Since George Washington no man has accepted the U. S. Presidency reluctantly or left it gladly. Therefore speculation as to the intentions of Herbert Hoover last week seemed so much waste space. To the public Mr. Hoover had so far revealed only a bright smile, a new literary style and an unremitting distaste for his successor's personality and policies. But in 60 days he had twice swung across the continent, twice let fly major barrages at New
Deal extravagance and unconstitutionality. Until the fifth, tenth or 15th ballots at Cleveland it seemed highly probable that not even Herbert Hoover would know whether he intended to be a king or a kingmaker.

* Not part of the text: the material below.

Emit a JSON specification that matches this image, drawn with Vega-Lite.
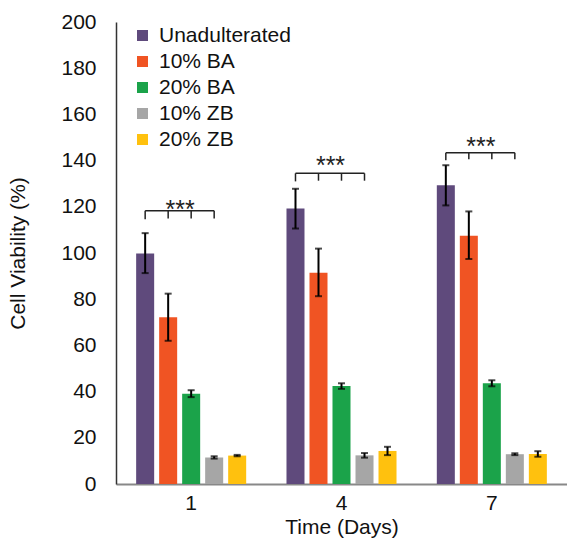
{
  "$schema": "https://vega.github.io/schema/vega-lite/v6.json",
  "autosize": {"type": "none"},
  "padding": {"left": 116, "top": 22, "right": 0, "bottom": 57},
  "width": 451,
  "height": 462,
  "background": "white",
  "config": {
    "view": {"stroke": null},
    "font": "Liberation Sans",
    "axis": {"labelFont": "Liberation Sans", "titleFont": "Liberation Sans", "labelColor": "#111", "titleColor": "#111", "titleFontWeight": "normal", "grid": false, "tickSize": 0},
    "legend": {"labelFont": "Liberation Sans"}
  },
  "datasets": {
    "bars": [
      {"day": "1", "group": "Unadulterated", "value": 99.8, "lo": 91.3, "hi": 108.6},
      {"day": "1", "group": "10% BA", "value": 72.2, "lo": 62.0, "hi": 82.4},
      {"day": "1", "group": "20% BA", "value": 39.1, "lo": 37.6, "hi": 40.6},
      {"day": "1", "group": "10% ZB", "value": 11.5, "lo": 11.0, "hi": 12.0},
      {"day": "1", "group": "20% ZB", "value": 12.3, "lo": 12.0, "hi": 12.6},
      {"day": "4", "group": "Unadulterated", "value": 119.3, "lo": 110.6, "hi": 127.8},
      {"day": "4", "group": "10% BA", "value": 91.5, "lo": 81.3, "hi": 101.9},
      {"day": "4", "group": "20% BA", "value": 42.4, "lo": 41.2, "hi": 43.6},
      {"day": "4", "group": "10% ZB", "value": 12.4, "lo": 11.4, "hi": 13.4},
      {"day": "4", "group": "20% ZB", "value": 14.3, "lo": 12.5, "hi": 16.1},
      {"day": "7", "group": "Unadulterated", "value": 129.3, "lo": 120.6, "hi": 138.0},
      {"day": "7", "group": "10% BA", "value": 107.5, "lo": 97.4, "hi": 118.0},
      {"day": "7", "group": "20% BA", "value": 43.6, "lo": 42.3, "hi": 44.9},
      {"day": "7", "group": "10% ZB", "value": 12.9, "lo": 12.5, "hi": 13.3},
      {"day": "7", "group": "20% ZB", "value": 13.0, "lo": 11.8, "hi": 14.2}
    ],
    "ticks": [
      {"day": "1", "group": "Unadulterated", "top": 118.3, "bottom": 114.6},
      {"day": "1", "group": "10% BA", "top": 118.3, "bottom": 114.9},
      {"day": "1", "group": "20% BA", "top": 118.3, "bottom": 114.9},
      {"day": "1", "group": "10% ZB", "top": 118.3, "bottom": 114.9},
      {"day": "4", "group": "Unadulterated", "top": 134.5, "bottom": 131.0},
      {"day": "4", "group": "10% BA", "top": 134.5, "bottom": 131.3},
      {"day": "4", "group": "20% BA", "top": 134.5, "bottom": 131.3},
      {"day": "4", "group": "10% ZB", "top": 134.5, "bottom": 131.3},
      {"day": "7", "group": "Unadulterated", "top": 143.4, "bottom": 140.2},
      {"day": "7", "group": "10% BA", "top": 143.4, "bottom": 140.6},
      {"day": "7", "group": "20% BA", "top": 143.4, "bottom": 140.6},
      {"day": "7", "group": "10% ZB", "top": 143.4, "bottom": 140.6}
    ],
    "stars": [
      {"day": "1", "group": "20% BA", "y": 120.0, "label": "***"},
      {"day": "4", "group": "20% BA", "y": 139.0, "label": "***"},
      {"day": "7", "group": "20% BA", "y": 147.2, "label": "***"}
    ]
  },
  "encoding": {
    "x": {
      "field": "day", "type": "nominal",
      "scale": {"domain": ["1", "4", "7"], "paddingInner": 0, "paddingOuter": 0},
      "axis": {"title": "Time (Days)", "labelAngle": 0, "labelFontSize": 21, "titleFontSize": 21, "labelPadding": 8, "titlePadding": 3, "domainColor": "#888", "domainWidth": 2}
    },
    "xOffset": {
      "field": "group", "type": "nominal",
      "scale": {"domain": ["Unadulterated", "10% BA", "20% BA", "10% ZB", "20% ZB"], "paddingInner": 0.217, "paddingOuter": 0.876}
    }
  },
  "layer": [
    {
      "data": {"name": "bars"},
      "mark": {"type": "bar"},
      "encoding": {
        "y": {
          "field": "value", "type": "quantitative",
          "scale": {"domain": [0, 200], "nice": false},
          "axis": {"title": "Cell Viability (%)", "values": [0, 20, 40, 60, 80, 100, 120, 140, 160, 180, 200], "labelFontSize": 21, "titleFontSize": 21, "labelPadding": 20, "titlePadding": 32, "domainColor": "#333", "domainWidth": 1.5}
        },
        "color": {
          "field": "group", "type": "nominal",
          "scale": {"domain": ["Unadulterated", "10% BA", "20% BA", "10% ZB", "20% ZB"], "range": ["#5F4A7C", "#F05423", "#1BA34A", "#A6A6A6", "#FFC10E"]},
          "legend": {"title": null, "orient": "none", "legendX": 16, "legendY": 3, "symbolType": "square", "symbolSize": 121, "symbolStrokeWidth": 0, "labelFontSize": 21, "labelOffset": 6, "rowPadding": 4, "padding": 0, "labelColor": "#111"}
        }
      }
    },
    {
      "data": {"name": "bars"},
      "mark": {"type": "rule", "color": "black", "strokeWidth": 2},
      "encoding": {
        "y": {"field": "lo", "type": "quantitative"},
        "y2": {"field": "hi"}
      }
    },
    {
      "data": {"name": "bars"},
      "mark": {"type": "tick", "color": "black", "thickness": 2, "size": 7},
      "encoding": {"y": {"field": "lo", "type": "quantitative"}}
    },
    {
      "data": {"name": "bars"},
      "mark": {"type": "tick", "color": "black", "thickness": 2, "size": 7},
      "encoding": {"y": {"field": "hi", "type": "quantitative"}}
    },
    {
      "data": {"name": "ticks"},
      "mark": {"type": "rule", "color": "#222", "strokeWidth": 1.5},
      "encoding": {
        "y": {"field": "top", "type": "quantitative"},
        "y2": {"field": "bottom"}
      }
    },
    {
      "data": {"name": "ticks"},
      "transform": [{"filter": "datum.group === 'Unadulterated' || datum.group === '10% ZB'"}],
      "mark": {"type": "line", "color": "#222", "strokeWidth": 1.5},
      "encoding": {
        "y": {"field": "top", "type": "quantitative"},
        "detail": {"field": "day"}
      }
    },
    {
      "data": {"name": "stars"},
      "mark": {"type": "text", "fontSize": 25, "dx": -11, "dy": 3, "baseline": "middle", "color": "#222", "letterSpacing": 1},
      "encoding": {
        "y": {"field": "y", "type": "quantitative"},
        "text": {"field": "label"}
      }
    },
    {
      "mark": {"type": "rule", "color": "#666", "strokeWidth": 1.5},
      "encoding": {"y": {"datum": 200}}
    }
  ]
}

This week, with his ace publicity man Ben Allen, he was in St. Louis to discourse to the John Marshall Republican Club on "The New Deal Further Explored, Including Relief." Listening to this third Hoover barrage, wiseacres credited the fertile wit of onetime Newshawk Allen with the following: "When I comb over these [Relief] accounts of the New Deal my sympathy arises for the humble decimal point. His is a pathetic and hectic life, wandering around among regimented ciphers trying to find some of the old places he used to know."
Meantime Republican outsiders continued hopefully to expose themselves to the lightning. Michigan's Senator Arthur Vandenberg kept mum in Washington, but photographs of the Vandenberg home were beginning to circulate through the Press. In Columbus, Old Guardsman Ogden L. Mills pounded away at "demoralized" New Deal spending. In Manhattan, Representative Hamilton ("Ham") Fish Jr. hazarded an eight-point landing on the Republican platform. In Sacramento, Governor Frank Merriam announced that he was not opposing friends' efforts on his behalf. In Chicago, Publisher Bernarr ("Body Love") Macfadden opened up campaign headquarters.